Federal deputy for the State of Mexico's 8th district
- In office 1 September 2024 – 17 September 2026
- Preceded by: Gustavo Contreras Montes [es]

Personal details
- Born: 27 September 1981 Tlapa de Comonfort, Guerrero, Mexico
- Died: 17 September 2026 (aged 44)
- Party: Morena
- Education: Universidad Mexicana

= Anay Beltrán Reyes =

Mexican politician (1981–2026)

Anay Beltrán Reyes (27 September 1981 – 17 September 2026) was a Mexican politician affiliated with the National Regeneration Movement (Morena). She was the member of the Chamber of Deputies for the State of Mexico's 8th district between 2024 and her death in 2026.

==Life and career==
Beltrán Reyes was born in Tlapa, Guerrero, on 27 September 1981. She held a law degree from the Universidad Mexicana. In 2018 she was appointed Morena's coordinator in Tultitlán, State of Mexico, and from 2022 to 2024 she was the secretary of government in the Tultitlán municipal administration. In 2024 she also served as the chief of staff of the municipal president of Tultitlán.

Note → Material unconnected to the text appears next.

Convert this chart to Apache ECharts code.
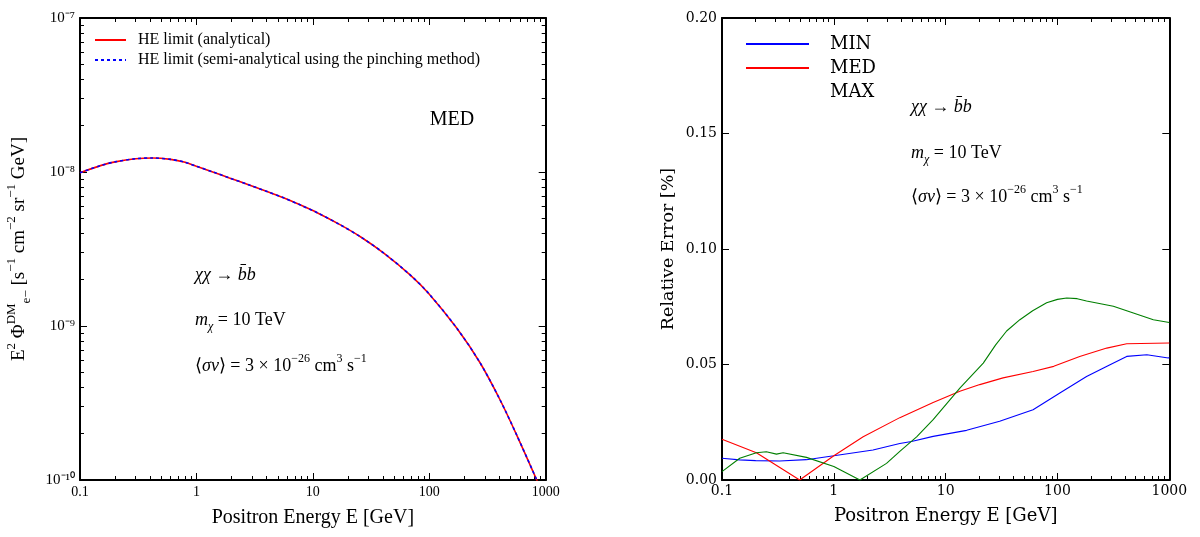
<!DOCTYPE html>
<html><head><meta charset="utf-8">
<script src="https://cdn.jsdelivr.net/npm/echarts@6/dist/echarts.min.js"></script>
<style>html,body{margin:0;padding:0;background:#fff}#c{width:1200px;height:537px}</style>
</head><body><div id="c"></div>
<script>
// ---------- Left panel: positron flux (log-log) ----------
const fluxEnergy     = [0.1, 0.15, 0.2, 0.3, 0.42, 0.6, 0.8, 1, 1.4, 1.92, 2.8, 4.1, 5.6, 7.76, 11, 17.1, 26, 40.4, 68.4, 98.4, 172, 273, 405, 565, 838, 950];
const fluxAnalytical = [9.9e-9, 1.10e-8, 1.163e-8, 1.219e-8, 1.233e-8, 1.208e-8, 1.156e-8, 1.09e-8, 9.98e-9, 9.15e-9, 8.26e-9, 7.44e-9, 6.8e-9, 6.12e-9, 5.42e-9, 4.55e-9, 3.77e-9, 2.985e-9, 2.15e-9, 1.633e-9, 9.7e-10, 5.77e-10, 3.32e-10, 1.95e-10, 1.0e-10, 8.0e-11];
const fluxPinching   = [9.9e-9, 1.10e-8, 1.163e-8, 1.219e-8, 1.233e-8, 1.208e-8, 1.156e-8, 1.09e-8, 9.98e-9, 9.15e-9, 8.26e-9, 7.44e-9, 6.8e-9, 6.12e-9, 5.42e-9, 4.55e-9, 3.77e-9, 2.985e-9, 2.15e-9, 1.633e-9, 9.7e-10, 5.77e-10, 3.32e-10, 1.95e-10, 1.0e-10, 8.0e-11];

// ---------- Right panel: relative error ----------
const minEnergy = [0.1, 0.144, 0.2, 0.328, 0.569, 1, 2.24, 3.89, 4.95, 7.73, 15.4, 30.4, 60.5, 105, 182, 295, 416, 630, 980, 1000];
const minError  = [0.0094, 0.0087, 0.0084, 0.0082, 0.0088, 0.0105, 0.0130, 0.0158, 0.0167, 0.0189, 0.0215, 0.0254, 0.0304, 0.0377, 0.0448, 0.0499, 0.0535, 0.0542, 0.0528, 0.0530];
const medEnergy = [0.1, 0.203, 0.495, 1, 1.83, 3.89, 7.73, 13.4, 20.2, 32.6, 60.5, 92.6, 158, 276, 416, 1000];
const medError  = [0.0176, 0.0118, 0.0, 0.0105, 0.0187, 0.0270, 0.0336, 0.0384, 0.0413, 0.0442, 0.0470, 0.0492, 0.0535, 0.0571, 0.0590, 0.0593];
const maxEnergy = [0.1, 0.144, 0.203, 0.249, 0.307, 0.352, 0.569, 1, 1.71, 2.96, 3.89, 5.5, 7.73, 13.4, 21.7, 28, 35.1, 46.1, 60, 80, 100, 121, 150, 182, 316, 477, 720, 1000];
const maxError  = [0.0036, 0.0094, 0.0118, 0.0122, 0.0112, 0.0118, 0.0098, 0.0058, 0.0, 0.0072, 0.0124, 0.0187, 0.0261, 0.0398, 0.0506, 0.0585, 0.0645, 0.0694, 0.0733, 0.0767, 0.0782, 0.0788, 0.0785, 0.0775, 0.0752, 0.0723, 0.0694, 0.0682];

// ---------- Ticks ----------
const energyTicks      = [0.1, 1, 10, 100, 1000];
const energyTickLabels = ['0.1', '1', '10', '100', '1000'];
const fluxTicks        = [1e-10, 1e-9, 1e-8, 1e-7];
const fluxTickLabels   = ['10⁻¹⁰', '10⁻⁹', '10⁻⁸', '10⁻⁷'];
const errorTickLabels  = ['0.00', '0.05', '0.10', '0.15', '0.20'];
const minorMultipliers = [2, 3, 4, 5, 6, 7, 8, 9];

function minorOf(majors) {
  const out = [];
  for (let i = 0; i < majors.length - 1; i++) minorMultipliers.forEach(m => out.push(majors[i] * m));
  return out;
}
const energyMinor = minorOf(energyTicks);
const fluxMinor = minorOf(fluxTicks);
const pairs = (xs, ys) => xs.map((x, i) => [x, ys[i]]);

const SERIF_L = 'Liberation Serif';
const SERIF_R = 'DejaVu Serif';

function axis(o) {
  return Object.assign({
    splitLine: { show: false },
    axisLine: { show: false, onZero: false, lineStyle: { color: '#000', width: 2 } },
    axisTick: { show: true, inside: true, length: 7, lineStyle: { color: '#000', width: 1 } },
    axisLabel: { show: false }
  }, o);
}
function logX(grid, pos, ticks, len, line, labels, extra) {
  return axis(Object.assign({
    type: 'log', gridIndex: grid, position: pos, min: 0.1, max: 1000,
    axisLine: { show: line, onZero: false, lineStyle: { color: '#000', width: 2 } },
    axisTick: { show: true, inside: true, length: len, customValues: ticks, lineStyle: { color: '#000', width: 1 } },
    axisLabel: labels || { show: false }
  }, extra || {}));
}
function logY(pos, ticks, len, line, labels) {
  return axis({
    type: 'log', gridIndex: 0, position: pos, min: 1e-10, max: 1e-7,
    axisLine: { show: line, onZero: false, lineStyle: { color: '#000', width: 2 } },
    axisTick: { show: true, inside: true, length: len, customValues: ticks, lineStyle: { color: '#000', width: 1 } },
    axisLabel: labels || { show: false }
  });
}

const leftXLabels = {
  show: true, customValues: energyTicks, margin: 5,
  formatter: v => energyTickLabels[energyTicks.findIndex(t => Math.abs(Math.log10(t) - Math.log10(v)) < 1e-6)],
  fontFamily: SERIF_L, fontSize: 14, color: '#000'
};
const rightXLabels = Object.assign({}, leftXLabels, { fontFamily: SERIF_R, fontSize: 14, margin: 4 });

const option = {
  backgroundColor: '#fff',
  animation: false,
  grid: [
    { left: 80, top: 18, width: 465.7, height: 462 },
    { left: 722, top: 18, width: 447.3, height: 462 }
  ],
  xAxis: [
    logX(0, 'bottom', energyTicks, 7, true, leftXLabels, {
      name: 'Positron Energy E [GeV]', nameLocation: 'middle', nameGap: 28,
      nameTextStyle: { fontFamily: SERIF_L, fontSize: 20, color: '#000' }
    }),
    logX(0, 'bottom', energyMinor, 4, false),
    logX(0, 'top', energyTicks, 7, true),
    logX(0, 'top', energyMinor, 4, false),
    logX(1, 'bottom', energyTicks, 7, true, rightXLabels, {
      name: 'Positron Energy E [GeV]', nameLocation: 'middle', nameGap: 27,
      nameTextStyle: { fontFamily: SERIF_R, fontSize: 18, color: '#000' }
    }),
    logX(1, 'bottom', energyMinor, 4, false),
    logX(1, 'top', energyTicks, 7, true),
    logX(1, 'top', energyMinor, 4, false)
  ],
  yAxis: [
    logY('left', fluxTicks, 7, true, {
      show: true, customValues: fluxTicks, margin: 5,
      formatter: v => fluxTickLabels[Math.round(Math.log10(v)) + 10],
      fontFamily: SERIF_L, fontSize: 15, color: '#000'
    }),
    logY('left', fluxMinor, 4, false),
    logY('right', fluxTicks, 7, true),
    logY('right', fluxMinor, 4, false),
    axis({
      type: 'value', gridIndex: 1, position: 'left', min: 0, max: 0.2, interval: 0.05,
      axisLine: { show: true, onZero: false, lineStyle: { color: '#000', width: 2 } },
      axisLabel: { show: true, margin: 5, formatter: v => errorTickLabels[Math.round(v / 0.05)],
        fontFamily: SERIF_R, fontSize: 14, color: '#000' },
      name: 'Relative Error [%]', nameLocation: 'middle', nameGap: 45,
      nameTextStyle: { fontFamily: SERIF_R, fontSize: 17.5, color: '#000' }
    }),
    axis({
      type: 'value', gridIndex: 1, position: 'right', min: 0, max: 0.2, interval: 0.05,
      axisLine: { show: true, onZero: false, lineStyle: { color: '#000', width: 2 } }
    })
  ],
  legend: [
    {
      data: ['HE limit (analytical)', 'HE limit (semi-analytical using the pinching method)'],
      left: 94, top: 32, padding: 0, orient: 'vertical', itemWidth: 31, itemHeight: 14, itemGap: 4,
      selectedMode: false, itemStyle: { opacity: 0 },
      textStyle: { fontFamily: SERIF_L, fontSize: 16, color: '#000', padding: [0, 0, 0, 7] }
    },
    {
      data: ['MIN', 'MED', { name: 'MAX', itemStyle: { opacity: 0 }, lineStyle: { opacity: 0 } }],
      left: 745, top: 35, padding: 0, orient: 'vertical', itemWidth: 63, itemHeight: 14, itemGap: 6,
      selectedMode: false, itemStyle: { opacity: 0 },
      textStyle: { fontFamily: SERIF_R, fontSize: 18, color: '#000', padding: [0, 0, 0, 16] }
    }
  ],
  series: [
    { name: 'HE limit (analytical)', type: 'line', xAxisIndex: 0, yAxisIndex: 0, data: pairs(fluxEnergy, fluxAnalytical),
      smooth: 0.3, symbol: 'none', lineStyle: { color: '#ff0000', width: 1.6 }, itemStyle: { color: '#ff0000' } },
    { name: 'HE limit (semi-analytical using the pinching method)', type: 'line', xAxisIndex: 0, yAxisIndex: 0, data: pairs(fluxEnergy, fluxPinching),
      smooth: 0.3, symbol: 'none', lineStyle: { color: '#0000ff', width: 1.6, type: [3, 3] }, itemStyle: { color: '#0000ff' } },
    { name: 'MIN', type: 'line', xAxisIndex: 4, yAxisIndex: 4, data: pairs(minEnergy, minError),
      symbol: 'none', lineStyle: { color: '#0000ff', width: 1.1 }, itemStyle: { color: '#0000ff' } },
    { name: 'MED', type: 'line', xAxisIndex: 4, yAxisIndex: 4, data: pairs(medEnergy, medError),
      symbol: 'none', lineStyle: { color: '#ff0000', width: 1.1 }, itemStyle: { color: '#ff0000' } },
    { name: 'MAX', type: 'line', xAxisIndex: 4, yAxisIndex: 4, data: pairs(maxEnergy, maxError),
      symbol: 'none', lineStyle: { color: '#007f00', width: 1.1 }, itemStyle: { color: '#007f00' } }
  ],
  graphic: (function () {
    const rich = {
      i: { fontStyle: 'italic', fontFamily: SERIF_L, fontSize: 18, lineHeight: 26, fill: '#000' },
      sub: { fontStyle: 'italic', fontFamily: SERIF_L, fontSize: 12, lineHeight: 12, verticalAlign: 'bottom', fill: '#000' },
      sup: { fontFamily: SERIF_L, fontSize: 12, lineHeight: 12, verticalAlign: 'top', fill: '#000' }
    };
    const lines = [
      '{i|χχ} → {i|b̄b}',
      '{i|m}{sub|χ} = 10 TeV',
      '⟨{i|σv}⟩ = 3 × 10{sup|−26} cm{sup|3} s{sup|−1}'
    ];
    const txt = (x, y, s) => ({ type: 'text', x: x, y: y, style: {
      text: s, rich: rich, fontFamily: SERIF_L, fontSize: 18, lineHeight: 26, fill: '#000', align: 'left', verticalAlign: 'middle' } });
    const labRich = {
      sup: { fontFamily: SERIF_L, fontSize: 13, lineHeight: 13, verticalAlign: 'top', fill: '#000' },
      sub: { fontFamily: SERIF_L, fontSize: 13, lineHeight: 13, verticalAlign: 'bottom', fill: '#000' }
    };
    return [
      txt(195, 275, lines[0]), txt(195, 320, lines[1]), txt(195, 366, lines[2]),
      txt(911, 107, lines[0]), txt(911, 153, lines[1]), txt(911, 197, lines[2]),
      { type: 'text', x: 452, y: 120, style: { text: 'MED', fontFamily: SERIF_L, fontSize: 20, fill: '#000', align: 'center', verticalAlign: 'middle' } },
      { type: 'text', x: 19, y: 249, rotation: Math.PI / 2, style: {
        text: 'E{sup|2} Φ{sup|DM}{sub|e−} [s{sup|−1} cm{sup|−2} sr{sup|−1} GeV]', rich: labRich,
        fontFamily: SERIF_L, fontSize: 19, lineHeight: 28, fill: '#000', align: 'center', verticalAlign: 'middle' } }
    ];
  })()
};

const chart = echarts.init(document.getElementById('c'), null, { renderer: 'canvas' });
chart.setOption(option);
</script>
</body></html>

In the 2024 general election, she was elected to the Chamber of Deputies to represent the State of Mexico's 8th district during the 66th Congress. In Congress, she served as the secretary of the lower house's standing committees on human rights and on parliamentary practice; she was also a member of the committee on political and electoral reform.

Her death on 17 September 2026, at the age of 44, was reported by her party on social media.